Todos tenemos manías y sería inútil negarlo. A mí me cuesta deshacerme de los pocos periódicos que compro, que termino por leerlos del todo o no. Pero algunas reseñas o trabajos me llaman la atención, y los sitúo en sitios donde es difícil perderlos de vista. Por eso voy a contar esta tarde uno que ha estado mirándome, él a mí, y yo a él, unas cuantas semanas y merece ser compartido (desgraciadamente, sin poder despojarte un instante de la angustia que llevamos acumulada una semana con esa peripecia vital como es el rescate del niño malagueño).

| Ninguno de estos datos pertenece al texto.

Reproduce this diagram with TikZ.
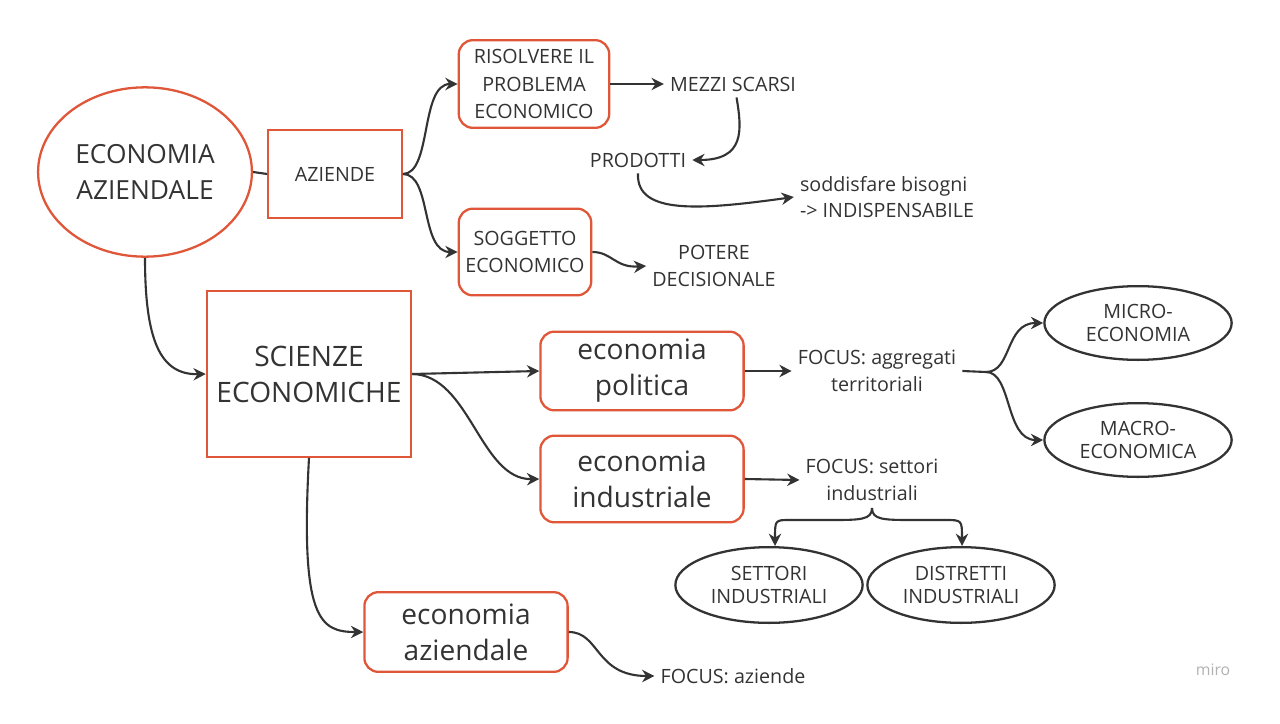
\documentclass[tikz,border=0pt]{standalone}
\usepackage{fontspec}
\setmainfont{Open Sans}
\usetikzlibrary{shapes.geometric,arrows.meta}
\definecolor{boxred}{RGB}{224,86,56}
\colorlet{ink}{black!80}
\tikzset{
  box/.style = {draw=boxred, line width=1.3pt, align=center, text=ink},
  rbox/.style = {box, rounded corners=8pt},
  oval/.style = {draw=ink, line width=1.3pt, ellipse, align=center, text=ink, font=\fontsize{11.2}{13}\selectfont},
  txt/.style = {align=center, text=ink, font=\fontsize{11.2}{15}\selectfont},
  small/.style = {font=\fontsize{11.2}{15.5}\selectfont},
  big/.style = {font=\fontsize{16}{20.5}\selectfont},
  link/.style = {draw=ink, line width=1.2pt, -{Stealth[length=7pt,width=7pt]}}
}
\begin{document}
\begin{tikzpicture}[x=0.02cm,y=-0.02cm]
  \useasboundingbox (0,0) rectangle (1280,723);
  % top part
  \node[box, ellipse, minimum width=206*0.567pt, minimum height=170*0.567pt, font=\fontsize{15}{20.5}\selectfont] (ea) at (145,172) {ECONOMIA\\AZIENDALE};
  \node[box, small, minimum width=134*0.567pt, minimum height=88*0.567pt] (az) at (335,174) {AZIENDE};
  \node[rbox, small, minimum width=151*0.567pt, minimum height=88*0.567pt] (ris) at (534,84) {RISOLVERE IL\\PROBLEMA\\ECONOMICO};
  \node[txt] (mezzi) at (733,84) {MEZZI SCARSI};
  \node[txt] (prod) at (638,160) {PRODOTTI};
  \node[txt, align=left] (sodd) at (887,197) {soddisfare bisogni\\-> INDISPENSABILE};
  \node[rbox, small, minimum width=133*0.567pt, minimum height=87*0.567pt] (sogg) at (525,252) {SOGGETTO\\ECONOMICO};
  \node[txt] (potere) at (714,266) {POTERE\\DECISIONALE};
  % scienze economiche
  \node[box, big, minimum width=205*0.567pt, minimum height=166*0.567pt] (sci) at (309,374) {SCIENZE\\ECONOMICHE};
  \node[rbox, big, minimum width=204*0.567pt, minimum height=79*0.567pt] (pol) at (642,371) {economia\\politica};
  \node[txt] (fagg) at (877,371) {FOCUS: aggregati\\territoriali};
  \node[oval, minimum width=188*0.567pt, minimum height=74*0.567pt] (micro) at (1138,323) {MICRO-\\ECONOMIA};
  \node[oval, minimum width=188*0.567pt, minimum height=74*0.567pt] (macro) at (1138,440) {MACRO-\\ECONOMICA};
  \node[rbox, big, minimum width=204*0.567pt, minimum height=87*0.567pt] (ind) at (642,479) {economia\\industriale};
  \node[txt] (fsett) at (872,480) {FOCUS: settori\\industriali};
  \node[oval, minimum width=188*0.567pt, minimum height=76*0.567pt] (sett) at (769,585) {SETTORI\\INDUSTRIALI};
  \node[oval, minimum width=188*0.567pt, minimum height=76*0.567pt] (distr) at (961,585) {DISTRETTI\\INDUSTRIALI};
  \node[rbox, big, minimum width=204*0.567pt, minimum height=80*0.567pt] (azi) at (466,632) {economia\\aziendale};
  \node[txt] (faz) at (733,676) {FOCUS: aziende};
  \node[text=black!30, font=\fontsize{9}{10}\selectfont] (miro) at (1213,670) {miro};
  % connectors
  \draw[draw=ink, line width=1.2pt] (ea.east) -- (az.west);
  \draw[link] (az.east) .. controls (432,174) and (420,84) .. (ris.west);
  \draw[link] (az.east) .. controls (432,174) and (420,252) .. (sogg.west);
  \draw[link] (ris.east) -- (mezzi.west);
  \draw[link] ([xshift=2pt]mezzi.south) .. controls (742,130) and (745,160) .. (prod.east);
  \draw[link] (prod.south) .. controls (636,215) and (700,210) .. (sodd.west);
  \draw[link] (sogg.east) .. controls (612,252) and (615,268) .. (potere.west);
  \draw[link] (ea.south) .. controls (145,340) and (160,375) .. (sci.west);
  \draw[link] (sci.east) -- (pol.west);
  \draw[link] (sci.east) .. controls (470,375) and (480,480) .. (ind.west);
  \draw[link] (pol.east) -- (fagg.west);
  \coordinate (j1) at (986,372);
  \draw[draw=ink, line width=1.2pt] (fagg.east) -- (j1);
  \draw[link] (j1) .. controls (1012,372) and (1005,323) .. (micro.west);
  \draw[link] (j1) .. controls (1012,372) and (1005,440) .. (macro.west);
  \draw[link] (ind.east) -- (fsett.west);
  \coordinate (j2) at (872,508);
  \coordinate (s2) at (sett.north -| 775,0);
  \coordinate (d2) at (distr.north -| 962,0);
  \draw[link] (j2) .. controls (872,520) and (860,520) .. (830,520) -- (790,520) .. controls (775,520) .. (s2);
  \draw[link] (j2) .. controls (872,520) and (884,520) .. (914,520) -- (945,520) .. controls (962,520) .. (d2);
  \draw[link] (sci.south) .. controls (300,620) and (320,632) .. (azi.west);
  \draw[link] (azi.east) .. controls (600,632) and (595,676) .. (faz.west);
\end{tikzpicture}
\end{document}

El cuento dice: el Papa Francisco, si puede, y yo creo hará todo lo posible por poder, viajará esta año a Madagascar, una isla africana situada en su costa oriental y de una superficie mayor que la de nuestra España (con perdón). ¿Y cuál es el motivo de su viaje? ¿Inaugurar obras imperecederas del progreso o convenciones sabias que organizan los poderes que nos mandan, para mejorarnos la vida sobre todo a los marginados…? No. El Papa va a devolver una visita personal en la capital de Madagascar, que se llama Antananarivo, nada menos que… ¿a quién? ¿A los Jefes de Estado o de Gobierno…? No. A un tal Pedro Opeka, con el que conversó en el Vaticano en mayo pasado en entrevista llena de mutua satisfacción, amabilidad y cariño a raudales y que, como digo, se despidieron hasta luego. Y es que al Papa Francisco este hombre le llena mucho, le mola, como dicen los/as jóvenes. Es argentino como él, sacerdote de la Comunidad de San Vicente de Paúl, y que tuvo un sueño que muchos sueñan: hacerse misionero. ¿Y quién lo guió en su viaje precisamente a ¡Madagascar!? Como creo en los espíritus, estoy seguro de que a éste lo llevó certero el Espíritu Santo, en quien también creo. ¿Dónde está alojado este misionero y cómo prepara el ceremonial de recibimiento al Santo Padre? Lo diré al final. El padre Opeka sabía que la extrema pobreza del país llevaba a que muchas personas, sobre todo niños, visitaran de asiduo un “comedor social” impresionante y extraño. Nada más y nada menos que al inmenso vertedero de la ciudad. El primer día, así, de pronto, vio a centenares de niños disputándose la basura con cerdos y perros. Dice el reportaje que esa noche no pudo dormir… y sólo rezar. Pues bien, ése es el cuento. Este hombre inició sus acciones en 1970, sí, en el vertedero, y aunque los nativos pensaran que pronto se iría de allí, todavía está con ellos. Cuenten los años. Ha unido su existencia humana (¿existencial?) a la de aquella gente. Los logros de la labor que está desarrollando se merecerían galardones y nobeles y premios, pues ha sacado a cientos de miles de personas de la indigencia total. Pero no, dejémoslo estar, y de paparruchas, que nosotros estamos, mientras, disputando palmo a palmo cuantas más mejoras mejor, de nuestro estado de bienestar.
Así que a ese sitio del mapamundi, en ese espacio vital, cual es su vertedero inmenso, el Papa, si puede o lo dejan, devolverá la visita a ese sacerdote-misionero-apóstol, que se llama Pedro Opeka. Once años de edad los separan.